Trans Alaskan Pipeline System operator Alyeska expects to bypass a leaky area along the 630,000 barrel-per-day, 800-mile (1,280 kilometer) line by installing a substitute stretch of pipe, the industry source told Reuters. Alyeska will await approval from the U.S. Department of Transportation (DOT) before resuming operations, he added.

On Monday, DOT's Pipeline and Hazardous Materials Safety Administration said the pipeline would not need its approval to be repaired and restarted. Regulatory approval sometimes delays pipeline restarts.

TAPS leaked a small amount of oil into the basement of a booster pump station and was shut down over the weekend. Although the shutdown was expected to be short, it helped drive gains in world oil prices this week.

U.S. benchmark light crude for February delivery rose 2 percent to $91.03 a barrel on Tuesday.

The pipeline is usually able to restart quickly, even after a spill. Last May, when several thousand barrels of oil spilled into a pump station, the line was forced to shut down for less than four days.

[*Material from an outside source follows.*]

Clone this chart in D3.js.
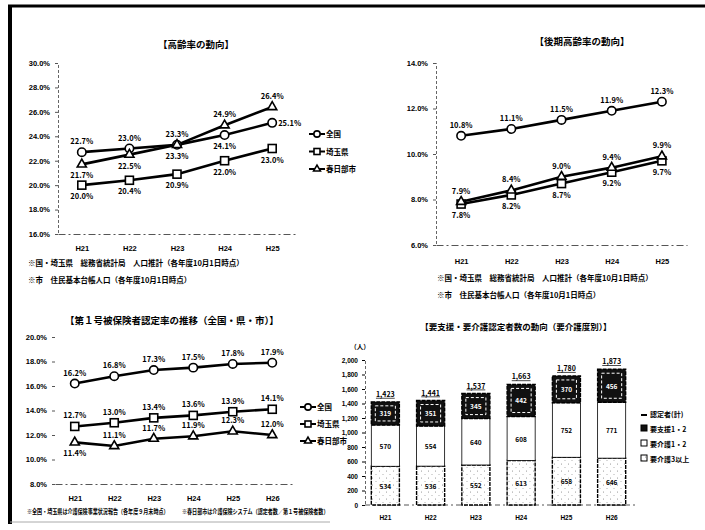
<!DOCTYPE html>
<html>
<head>
<meta charset="utf-8">
<script src="https://cdn.jsdelivr.net/npm/d3@7"></script>
<style>
  body { margin: 0; background: #fff; }
  svg { font-family: "Noto Sans CJK JP", "Noto Sans", sans-serif; font-weight: 700; }
  .tick-lbl { font-size: 7.5px; }
  .val { font-size: 7.5px; }
  .title { font-size: 9.5px; }
  .note { font-size: 7.5px; }
</style>
</head>
<body>
<div id="chart"></div>
<script>
// ---- data ----
const years5 = ['H21', 'H22', 'H23', 'H24', 'H25'];
const years6 = ['H21', 'H22', 'H23', 'H24', 'H25', 'H26'];
const seriesNames = ['全国', '埼玉県', '春日部市'];

// 高齢率
const agingNation = [22.7, 23.0, 23.3, 24.1, 25.1];
const agingSaitama = [20.0, 20.4, 20.9, 22.0, 23.0];
const agingKasukabe = [21.7, 22.5, 23.3, 24.9, 26.4];
const agingTicks = [16, 18, 20, 22, 24, 26, 28, 30];

// 後期高齢率
const lateNation = [10.8, 11.1, 11.5, 11.9, 12.3];
const lateSaitama = [7.8, 8.2, 8.7, 9.2, 9.7];
const lateKasukabe = [7.9, 8.4, 9.0, 9.4, 9.9];
const lateTicks = [6, 8, 10, 12, 14];

// 第1号被保険者認定率
const certNation = [16.2, 16.8, 17.3, 17.5, 17.8, 17.9];
const certSaitama = [12.7, 13.0, 13.4, 13.6, 13.9, 14.1];
const certKasukabe = [11.4, 11.1, 11.7, 11.9, 12.3, 12.0];
const certTicks = [8, 10, 12, 14, 16, 18, 20];

// 要支援・要介護認定者数
const careLevels = ['要介護3以上', '要介護1・2', '要支援1・2'];
const care3plus = [534, 536, 552, 613, 658, 646];
const care12 = [570, 554, 640, 608, 752, 771];
const support12 = [319, 351, 345, 442, 370, 456];
const careTicks = [0, 200, 400, 600, 800, 1000, 1200, 1400, 1600, 1800, 2000];

const W = 705, H = 530;
const svg = d3.select('#chart').append('svg')
  .attr('width', W).attr('height', H);

// patterns for the bars
const defs = svg.append('defs');
const stip = defs.append('pattern').attr('id', 'stipple')
  .attr('width', 7).attr('height', 7).attr('patternUnits', 'userSpaceOnUse');
stip.append('rect').attr('width', 7).attr('height', 7).attr('fill', '#fff');
stip.append('circle').attr('cx', 1.5).attr('cy', 2).attr('r', 0.5).attr('fill', '#777');
stip.append('circle').attr('cx', 5).attr('cy', 5.5).attr('r', 0.5).attr('fill', '#999');

// page frame
svg.append('line').attr('x1', 8).attr('x2', 705).attr('y1', 6).attr('y2', 6)
  .attr('stroke', '#000').attr('stroke-width', 3);
svg.append('line').attr('x1', 10).attr('x2', 10).attr('y1', 5).attr('y2', 524)
  .attr('stroke', '#000').attr('stroke-width', 4);
svg.append('line').attr('x1', 10).attr('x2', 330).attr('y1', 522).attr('y2', 522)
  .attr('stroke', '#aaa').attr('stroke-width', 1);

function marker(g, shape, x, y, k = 1) {
  if (shape === 'circle') {
    g.append('circle').attr('cx', x).attr('cy', y).attr('r', 4.2 * k)
      .attr('fill', '#fff').attr('stroke', '#000').attr('stroke-width', 1.6);
  } else if (shape === 'square') {
    g.append('rect').attr('x', x - 4 * k).attr('y', y - 4 * k)
      .attr('width', 8 * k).attr('height', 8 * k)
      .attr('fill', '#fff').attr('stroke', '#000').attr('stroke-width', 1.6);
  } else {
    g.append('path').attr('d', d3.symbol(d3.symbolTriangle, 36 * k * k)())
      .attr('transform', `translate(${x},${y})`)
      .attr('fill', '#fff').attr('stroke', '#000').attr('stroke-width', 1.6);
  }
}

// generic line chart
function lineChart(cfg) {
  const g = svg.append('g');
  const x = d3.scalePoint().domain(cfg.cats).range(cfg.xRange).padding(0.5);
  const y = d3.scaleLinear().domain(cfg.yDomain).range(cfg.yRange);

  // y axis
  const yAxis = g.append('g')
    .attr('transform', `translate(${cfg.xRange[0]},0)`)
    .call(d3.axisLeft(y).tickValues(cfg.ticks).tickSize(3)
      .tickFormat(d => d3.format('.1f')(d) + '%'));
  yAxis.select('.domain').attr('stroke', '#666').attr('stroke-dasharray', cfg.showYLine ? '3,2' : '0,100');
  yAxis.selectAll('.tick line').attr('stroke', '#555');
  yAxis.selectAll('.tick text').attr('class', 'tick-lbl').attr('x', -8).attr('fill', '#000');

  // x axis
  const xAxis = g.append('g')
    .attr('transform', `translate(0,${cfg.yRange[0]})`)
    .call(d3.axisBottom(x).tickSize(0).tickPadding(cfg.xPad));
  xAxis.select('.domain').attr('stroke', '#555').attr('stroke-width', 1.2).attr('stroke-dasharray', '7,3,2,3');
  xAxis.selectAll('.tick text').attr('class', 'tick-lbl').attr('fill', '#000');

  const line = d3.line().x((d, i) => x(cfg.cats[i])).y(d => y(d));
  cfg.series.forEach(s => {
    g.append('path').datum(s.values).attr('d', line)
      .attr('fill', 'none').attr('stroke', '#000').attr('stroke-width', 2.6);
  });
  cfg.series.forEach(s => {
    s.values.forEach((v, i) => {
      marker(g, s.shape, x(cfg.cats[i]), y(v));
      const pos = s.pos[i];
      let dx = 0, dy = -8, anchor = 'middle';
      if (pos === 'b') dy = 14;
      if (pos === 'r') { dx = 6; dy = 3; anchor = 'start'; }
      g.append('text').attr('class', 'val')
        .attr('x', x(cfg.cats[i]) + dx).attr('y', y(v) + dy)
        .attr('text-anchor', anchor).text(d3.format('.1f')(v) + '%');
    });
  });

  g.append('text').attr('class', 'title').attr('text-anchor', 'middle')
    .attr('x', cfg.titleX).attr('y', cfg.titleY).text(cfg.title);

  if (cfg.legend) {
    cfg.series.forEach((s, i) => {
      const ly = cfg.legend.y + i * cfg.legend.step;
      const lx = cfg.legend.x;
      g.append('line').attr('x1', lx).attr('x2', lx + 16).attr('y1', ly).attr('y2', ly)
        .attr('stroke', '#000').attr('stroke-width', 2);
      marker(g, s.shape, lx + 8, ly, 0.75);
      g.append('text').attr('class', 'val').attr('x', lx + 17).attr('y', ly + 3)
        .text(seriesNames[i]);
    });
  }
  (cfg.notes || []).forEach((t, i) => {
    const nx = cfg.noteX + i * (cfg.noteDX || 0);
    const ny = cfg.noteY + i * cfg.noteStep;
    const nt = g.append('text').attr('class', 'note').text(t);
    if (cfg.noteScale) {
      nt.style('font-size', '6.5px')
        .attr('transform', `translate(${nx},${ny}) scale(${cfg.noteScale},1)`);
    } else {
      nt.attr('x', nx).attr('y', ny);
    }
  });
}

const popNotes = [
  '※国・埼玉県　総務省統計局　人口推計（各年度10月1日時点）',
  '※市　住民基本台帳人口（各年度10月1日時点）'
];

lineChart({
  cats: years5, xRange: [58, 296], yDomain: [16, 30], yRange: [234, 63],
  ticks: agingTicks, showYLine: true, xPad: 12,
  title: '【高齢率の動向】', titleX: 196, titleY: 48,
  series: [
    { values: agingNation, shape: 'circle', pos: ['t', 't', 't', 'b', 'r'] },
    { values: agingSaitama, shape: 'square', pos: ['b', 'b', 'b', 'b', 'b'] },
    { values: agingKasukabe, shape: 'triangle', pos: ['b', 'b', 'b', 't', 't'] }
  ],
  legend: { x: 309, y: 134, step: 17.5 },
  notes: popNotes, noteX: 28, noteY: 266, noteStep: 17
});

lineChart({
  cats: years5, xRange: [436, 687], yDomain: [6, 14], yRange: [245, 63],
  ticks: lateTicks, showYLine: true, xPad: 14,
  title: '【後期高齢率の動向】', titleX: 582, titleY: 45,
  series: [
    { values: lateNation, shape: 'circle', pos: ['t', 't', 't', 't', 't'] },
    { values: lateSaitama, shape: 'square', pos: ['b', 'b', 'b', 'b', 'b'] },
    { values: lateKasukabe, shape: 'triangle', pos: ['t', 't', 't', 't', 't'] }
  ],
  notes: popNotes, noteX: 437, noteY: 281, noteStep: 17
});

lineChart({
  cats: years6, xRange: [55, 292], yDomain: [8, 20], yRange: [484, 337],
  ticks: certTicks, showYLine: false, xPad: 12,
  title: '【第１号被保険者認定率の推移（全国・県・市）】', titleX: 172, titleY: 324,
  series: [
    { values: certNation, shape: 'circle', pos: ['t', 't', 't', 't', 't', 't'] },
    { values: certSaitama, shape: 'square', pos: ['t', 't', 't', 't', 't', 't'] },
    { values: certKasukabe, shape: 'triangle', pos: ['b', 't', 't', 't', 't', 't'] }
  ],
  legend: { x: 300, y: 407, step: 17 },
  notes: ['※全国・埼玉県は介護保険事業状況報告（各年度９月末時点）',
    '※春日部市は介護保険システム（認定者数／第１号被保険者数）'],
  noteX: 27, noteY: 514, noteStep: 0, noteDX: 155, noteScale: 0.78
});

// ---- stacked bar chart ----
(function () {
  const g = svg.append('g');
  const x = d3.scaleBand().domain(years6).range([360, 637]).paddingInner(0.38).paddingOuter(0.25);
  const y = d3.scaleLinear().domain([0, 2000]).range([505, 360]);
  const rows = years6.map((yr, i) => ({
    yr, '要介護3以上': care3plus[i], '要介護1・2': care12[i], '要支援1・2': support12[i]
  }));
  const stacked = d3.stack().keys(careLevels)(rows);

  const yAxis = g.append('g').attr('transform', 'translate(365,0)')
    .call(d3.axisLeft(y).tickValues(careTicks).tickSize(3).tickFormat(d3.format(',')));
  yAxis.select('.domain').attr('stroke', '#666').attr('stroke-dasharray', '3,2');
  yAxis.selectAll('.tick text').attr('class', 'tick-lbl').attr('x', -7).attr('fill', '#000')
    .style('font-size', '6.5px');
  g.append('text').attr('class', 'tick-lbl').attr('x', 360).attr('y', 349)
    .attr('text-anchor', 'middle').style('font-size', '6.5px').text('（人）');

  const xAxis = g.append('g').attr('transform', `translate(0,${y(0)})`)
    .call(d3.axisBottom(x).tickSize(0).tickPadding(10));
  xAxis.select('.domain').attr('stroke', '#555').attr('stroke-dasharray', '5,3,2,3')
    .attr('d', `M365,0H637`);
  xAxis.selectAll('.tick text').attr('class', 'tick-lbl').attr('fill', '#000')
    .style('font-size', '6.5px');

  const fills = { '要介護3以上': 'url(#stipple)', '要介護1・2': '#fff', '要支援1・2': '#111' };
  stacked.forEach(layer => {
    const key = layer.key;
    layer.forEach(d => {
      const bx = x(d.data.yr), bw = x.bandwidth();
      const top = y(d[1]), bot = y(d[0]);
      g.append('rect').attr('x', bx).attr('y', top).attr('width', bw).attr('height', bot - top)
        .attr('fill', fills[key]).attr('stroke', '#000')
        .attr('stroke-width', key === '要介護1・2' ? 0.8 : 1.4)
        .attr('stroke-dasharray', key === '要介護1・2' ? '0' : '4,1');
      if (key === '要支援1・2') {
        g.append('rect').attr('x', bx + 4).attr('y', top + 4).attr('width', bw - 8)
          .attr('height', Math.max(0, bot - top - 8)).attr('fill', 'none')
          .attr('stroke', '#fff').attr('stroke-width', 1).attr('stroke-dasharray', '3,2');
      }
      g.append('text').attr('class', 'val').attr('text-anchor', 'middle')
        .attr('x', bx + bw / 2).attr('y', (top + bot) / 2 + 3)
        .attr('fill', key === '要支援1・2' ? '#fff' : '#000')
        .style('font-size', '6.5px')
        .text(d.data[key]);
    });
  });
  // totals
  rows.forEach((r, i) => {
    const tot = care3plus[i] + care12[i] + support12[i];
    g.append('text').attr('class', 'val').attr('text-anchor', 'middle')
      .attr('x', x(r.yr) + x.bandwidth() / 2).attr('y', y(tot) - 5)
      .attr('text-decoration', 'underline').style('font-size', '7px')
      .text(d3.format(',')(tot));
  });

  g.append('text').attr('class', 'title').attr('text-anchor', 'middle')
    .attr('x', 516).attr('y', 330).style('font-size', '8.5px')
    .text('【要支援・要介護認定者数の動向（要介護度別）】');

  // legend
  const legendItems = ['認定者(計)', '要支援1・2', '要介護1・2', '要介護3以上'];
  const legendFills = [null, '#111', '#fff', 'url(#stipple)'];
  legendItems.forEach((t, i) => {
    const ly = 414 + i * 15;
    if (i === 0) {
      g.append('line').attr('x1', 641).attr('x2', 647).attr('y1', ly + 1).attr('y2', ly + 1)
        .attr('stroke', '#000').attr('stroke-width', 2);
    } else {
      g.append('rect').attr('x', 641).attr('y', ly - 4).attr('width', 6).attr('height', 6)
        .attr('fill', legendFills[i]).attr('stroke', '#000').attr('stroke-width', 1);
    }
    g.append('text').attr('class', 'val').attr('x', 650).attr('y', ly + 3)
      .style('font-size', '7px').text(t);
  });
})();
</script>
</body>
</html>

According to an update issued on Monday night by the Alaska Department of Environmental Conservation, about 18 barrels of oil have been recovered by cleanup crews from the booster pump building. Tests indicate that the leak or leaks are in the discharge piping, the DEC said.

Crews are working to drain the existing discharge pipe, seal it off and install a 157-foot bypass line, the DEC said. Alyeska has chartered aircraft to deliver needed parts and equipment to the North Slope.

Alyeska is owned by the companies which operate on Alaska's North Slope -- BP owns about 47 percent of the venture, while ConocoPhillips and Exxon Mobil hold 28 percent and 20 percent respectively.

The shutdown of Alaska's main oil pipeline poses only a minor threat to U.S. crude supplies, but any snag delaying its restart could send West Coast refiners scrambling for substitute crude and drive up prices.